Agents need to be highly analytical so they can assess their client’s needs. They should be excellent communicators to discuss which policies meet client’s needs and why. They need to be self-starters and actively find new clients and build a book of business to keep commissions flowing. Lastly, they need to have the self-confidence to call potential clients and discuss the benefits of buying new or additional lines of insurance.
5 Steps to Becoming an Insurance Agent
Decide if you want to complete an associate or bachelor’s degree program.
A college education can help experienced agents move into careers in risk management, working as actuaries, or other positions that require postsecondary education. Plus, having a background in business and finance can be a tremendous asset to agents.
Pick a specialty.
Agents sell many different kinds of insurance, such as property, casualty, disability and personal lines of insurance. These are referred to as “lines of authority” in the industry. Agents must receive licensure for their particular line of authority. Knowing what type of insurance you want to sell is an important step in your career path.

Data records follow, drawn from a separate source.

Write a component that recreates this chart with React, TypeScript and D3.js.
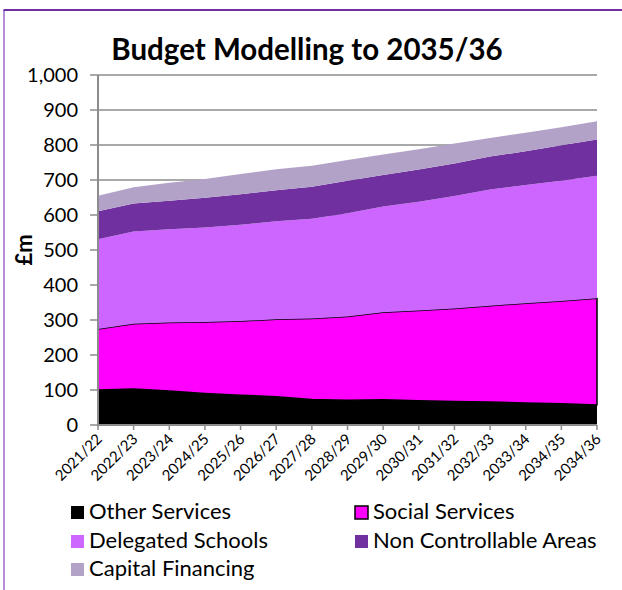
import React from "react";
import * as d3 from "d3";

const categories = ["2021/22","2022/23","2023/24","2024/25","2025/26","2026/27","2027/28","2028/29","2029/30","2030/31","2031/32","2032/33","2033/34","2034/35","2034/36"];
const otherServices = [100,103,97,90,85,81,73,71,72,69,67,66,63,61,57];
const socialServices = [174,186,196,204,212,221,231,239,250,258,266,275,285,293,305];
const delegatedSchools = [257,264,266,270,275,280,285,295,302,311,321,332,338,344,350];
const nonControllable = [80,80,82,85,87,89,92,93,90,92,93,94,96,101,104];
const capitalFinancing = [44,46,51,54,58,60,60,59,59,58,57,53,53,52,52];
const yTicks = [0,100,200,300,400,500,600,700,800,900,1000];

const seriesNames = ["Other Services","Social Services","Delegated Schools","Non Controllable Areas","Capital Financing"];
const seriesColors = ["#000000","#FF00FF","#CC66FF","#7030A0","#B3A2C7"];

const FONT = "Lato, 'Open Sans', sans-serif";

export default function App() {
  const W = 622, H = 590;
  const x = d3.scalePoint<string>().domain(categories).range([98, 597]);
  const y = d3.scaleLinear().domain([0, 1000]).range([425, 75]);

  const table = categories.map((c, i) => ({
    cat: c,
    s0: otherServices[i],
    s1: socialServices[i],
    s2: delegatedSchools[i],
    s3: nonControllable[i],
    s4: capitalFinancing[i],
  }));
  const keys = ["s0","s1","s2","s3","s4"];
  const stacked = d3.stack<any>().keys(keys)(table);
  const area = d3.area<any>()
    .x((d) => x(d.data.cat) as number)
    .y0((d) => y(d[0]))
    .y1((d) => y(d[1]));

  const legend = [
    { i: 0, x: 71, y: 506 },
    { i: 1, x: 355, y: 506 },
    { i: 2, x: 71, y: 535 },
    { i: 3, x: 355, y: 535 },
    { i: 4, x: 71, y: 563 },
  ];

  return (
    <svg width={W} height={H} style={{ position: "absolute", left: 0, top: 0, background: "#fff" }} fontFamily={FONT}>
      <rect x={0} y={0} width={W} height={H} fill="#fff" />
      <line x1={4} y1={10} x2={4} y2={H} stroke="#A066D0" strokeWidth={1.5} />
      <line x1={3.5} y1={10} x2={W} y2={10} stroke="#7030A0" strokeWidth={2} />

      <text x={307} y={60} textAnchor="middle" fontSize={29.5} fontWeight="bold" fill="#000">Budget Modelling to 2035/36</text>

      {yTicks.map((t) => (
        <g key={t}>
          {t > 0 && <line x1={98} x2={597} y1={y(t)} y2={y(t)} stroke="#8c8c8c" strokeWidth={1.5} />}
          <line x1={90} x2={98} y1={y(t)} y2={y(t)} stroke="#8c8c8c" strokeWidth={1.5} />
          <text x={78} y={y(t)} dy="0.36em" textAnchor="end" fontSize={20} fill="#000">{d3.format(",")(t)}</text>
        </g>
      ))}

      {stacked.map((s, i) => (
        <path key={i} d={area(s) as string} fill={seriesColors[i]}
          stroke={i === 1 ? "#000" : "none"} strokeWidth={i === 1 ? 1.5 : 0} strokeLinejoin="round" />
      ))}

      <line x1={98} x2={98} y1={75} y2={425} stroke="#8c8c8c" strokeWidth={2} />
      <line x1={97} x2={597} y1={425} y2={425} stroke="#8c8c8c" strokeWidth={2} />
      {categories.map((c) => (
        <line key={c} x1={x(c)} x2={x(c)} y1={425} y2={430} stroke="#8c8c8c" strokeWidth={1.5} />
      ))}
      {categories.map((c) => (
        <text key={c} transform={`translate(${(x(c) as number) + 5},${440}) rotate(-45)`} textAnchor="end" fontSize={15} fill="#000">{c}</text>
      ))}

      <text transform="translate(32,250) rotate(-90)" textAnchor="middle" fontSize={22} fontWeight="bold" fill="#000">£m</text>

      {legend.map((l) => (
        <g key={l.i}>
          <rect x={l.x} y={l.y} width={13} height={13} fill={seriesColors[l.i]}
            stroke={l.i === 1 ? "#000" : "none"} strokeWidth={l.i === 1 ? 1.5 : 0} />
          <text x={l.x + 18} y={l.y + 13} fontSize={22} fill="#000">{seriesNames[l.i]}</text>
        </g>
      ))}
    </svg>
  );
}
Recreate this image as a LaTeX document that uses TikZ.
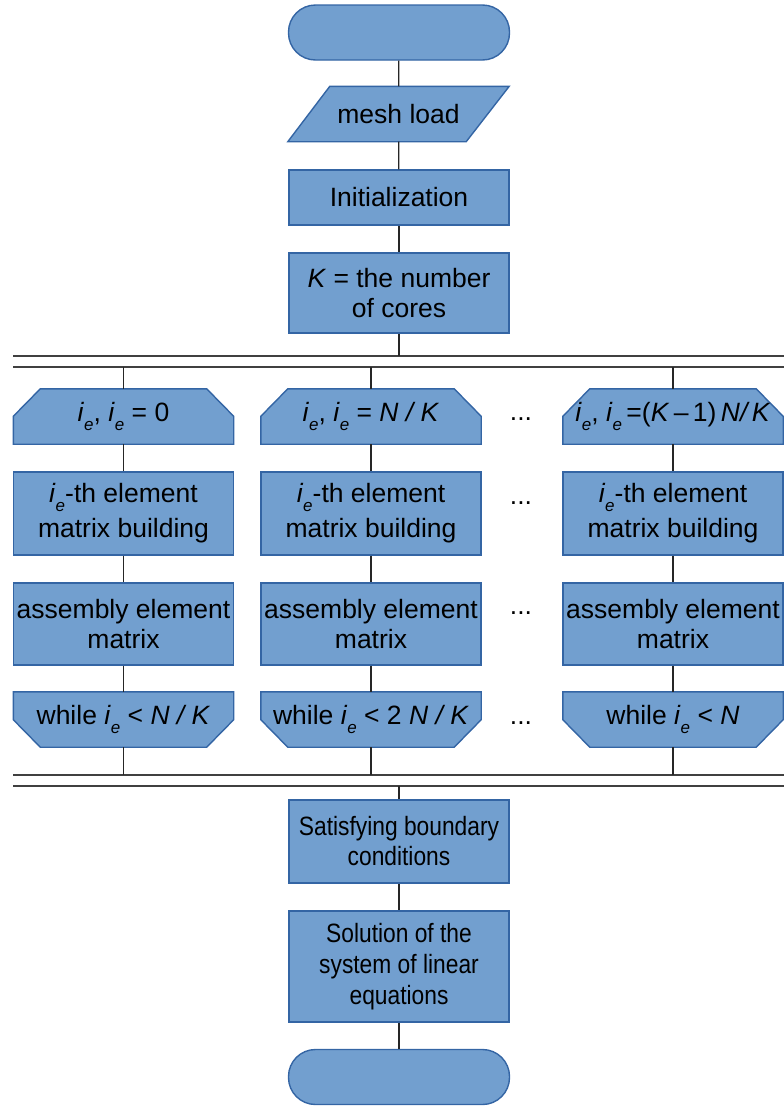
\documentclass[tikz,border=0pt]{standalone}
\usepackage{fontspec}
\setmainfont{Liberation Sans}
\newfontfamily\condfont[FakeStretch=0.86]{Liberation Sans}
\usetikzlibrary{backgrounds}
\definecolor{fillblue}{HTML}{729FCF}
\definecolor{edgeblue}{HTML}{3465A4}
\newcommand\ie{\textit{i}\raisebox{-0.33em}{\fontsize{17}{17}\selectfont\textit{e}}}
\newcommand\chamtop[1]{\filldraw[shp] ([xshift=27pt]#1.north west) -- ([xshift=-27pt]#1.north east) -- ([yshift=-27.5pt]#1.north east) -- (#1.south east) -- (#1.south west) -- ([yshift=-27.5pt]#1.north west) -- cycle;}
\newcommand\chambot[1]{\filldraw[shp] (#1.north west) -- (#1.north east) -- ([yshift=27.5pt]#1.south east) -- ([xshift=-27pt]#1.south east) -- ([xshift=27pt]#1.south west) -- ([yshift=27.5pt]#1.south west) -- cycle;}
\begin{document}
\begin{tikzpicture}[x=1pt,y=-1pt,
  txt/.style={font=\fontsize{26.5}{30}\selectfont, align=center, inner sep=0pt},
  shp/.style={fill=fillblue, draw=edgeblue, line width=1.4pt},
  term/.style={shp, rounded corners=27pt, minimum width=221pt, minimum height=55pt, inner sep=0pt},
  procbox/.style={txt, shp, minimum width=220pt},
  plain/.style={txt, minimum width=220pt, minimum height=55pt},
  conn/.style={line width=1.2pt, draw=black!85},
  bar/.style={line width=1.6pt, draw=black!75},
  dots/.style={txt, anchor=base}]
\useasboundingbox (0,0) rectangle (784,1106);

% main column top
\node[term] (start) at (399,32.5) {};
\node[plain, minimum width=221pt] (mesh) at (398.5,114) {mesh load};
\node[procbox, minimum height=55pt] (init) at (399,197.5) {Initialization};
\node[procbox, minimum height=80pt] (kb) at (399,293) {\textit{K} = the number\\of cores};

% bars
\coordinate (bar1) at (13,356);
\coordinate (bar2) at (13,367);
\coordinate (bar3) at (13,775);
\coordinate (bar4) at (13,786);
\draw[bar] (bar1) -- (784,356);
\draw[bar] (bar2) -- (784,367);
\draw[bar] (bar3) -- (784,775);
\draw[bar] (bar4) -- (784,786);

% column 1
\node[plain] (h1) at (123.5,416.5) {\ie, \ie\ = 0};
\node[procbox, minimum height=83pt] (e1) at (123.5,513.5) {\ie-th element\\[5pt]matrix building};
\node[procbox, minimum height=82pt] (a1) at (123.5,624) {assembly element\\matrix};
\node[plain] (w1) at (123.5,719.5) {while \ie\ < \textit{N / K}};

% column 2
\node[plain] (h2) at (371,416.5) {\ie, \ie\ = \textit{N / K}};
\node[procbox, minimum height=83pt] (e2) at (371,513.5) {\ie-th element\\[5pt]matrix building};
\node[procbox, minimum height=82pt] (a2) at (371,624) {assembly element\\matrix};
\node[plain] (w2) at (371,719.5) {while \ie\ < 2 \textit{N / K}};

% column 3
\node[plain] (h3) at (673,416.5) {\ie, \ie\,=(\textit{K}\,–\,1)\,\textit{N/\,K}};
\node[procbox, minimum height=83pt] (e3) at (673,513.5) {\ie-th element\\[5pt]matrix building};
\node[procbox, minimum height=82pt] (a3) at (673,624) {assembly element\\matrix};
\node[plain] (w3) at (673,719.5) {while \ie\ < \textit{N}};

% dots
\node[dots] (d1) at (521,420) {...};
\node[dots] (d2) at (521,504) {...};
\node[dots] (d3) at (521,614) {...};
\node[dots] (d4) at (521,724) {...};

% main column bottom
\node[procbox, minimum height=83pt, font=\condfont\fontsize{26.5}{30}\selectfont] (sat) at (399,841.5) {Satisfying boundary\\conditions};
\node[procbox, minimum height=111pt, font=\condfont\fontsize{26.5}{31}\selectfont] (sol) at (399,966.5) {Solution of the\\system of linear\\equations};
\node[term] (stop) at (399,1077) {};

% shapes drawn behind the texts
\begin{scope}[on background layer]
  \filldraw[shp] ([xshift=42pt]mesh.north west) -- (mesh.north east) -- ([xshift=-43pt]mesh.south east) -- (mesh.south west) -- cycle;
  \chamtop{h1}\chamtop{h2}\chamtop{h3}
  \chambot{w1}\chambot{w2}\chambot{w3}
\end{scope}

% connectors
\draw[conn] (start) -- (mesh);
\draw[conn] (mesh) -- (init);
\draw[conn] (init) -- (kb);
\draw[conn] (kb) -- (kb.south |- bar1);
\foreach \c in {1,2,3}{
  \draw[conn] (h\c.north |- bar2) -- (h\c);
  \draw[conn] (h\c) -- (e\c);
  \draw[conn] (e\c) -- (a\c);
  \draw[conn] (a\c) -- (w\c);
  \draw[conn] (w\c) -- (w\c.south |- bar3);
}
\draw[conn] (sat.north |- bar4) -- (sat);
\draw[conn] (sat) -- (sol);
\draw[conn] (sol) -- (stop);
\end{tikzpicture}
\end{document}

Complete pre-licensure requirements.
Pre-licensure requirements vary from state to state, but they are a mandatory step toward earning licensure as an insurance agent or broker. For example, California applicants for casualty licensure must complete 20 hours of general pre-licensing education, as well as 12 hours of education in the state’s ethics and insurance codes. Students should check with their state’s insurance department for pre-licensure requirements.
Pass a licensing exam.
All agents must pass a licensing exam to sell insurance. The National Insurance Producer Registry has compiled a list of state-specific licensing requirements, associated fees and other important data about the licensing process. There are many companies that can help you study for your licensing exam, either in person (in a classroom), or through online courses.
Apply at insurance agencies.
Agents who have met all the requirements and earned licensure are eligible for employment at insurance agencies and brokerages, which can vary from small local brokerages to regional offices of well-known insurance carriers.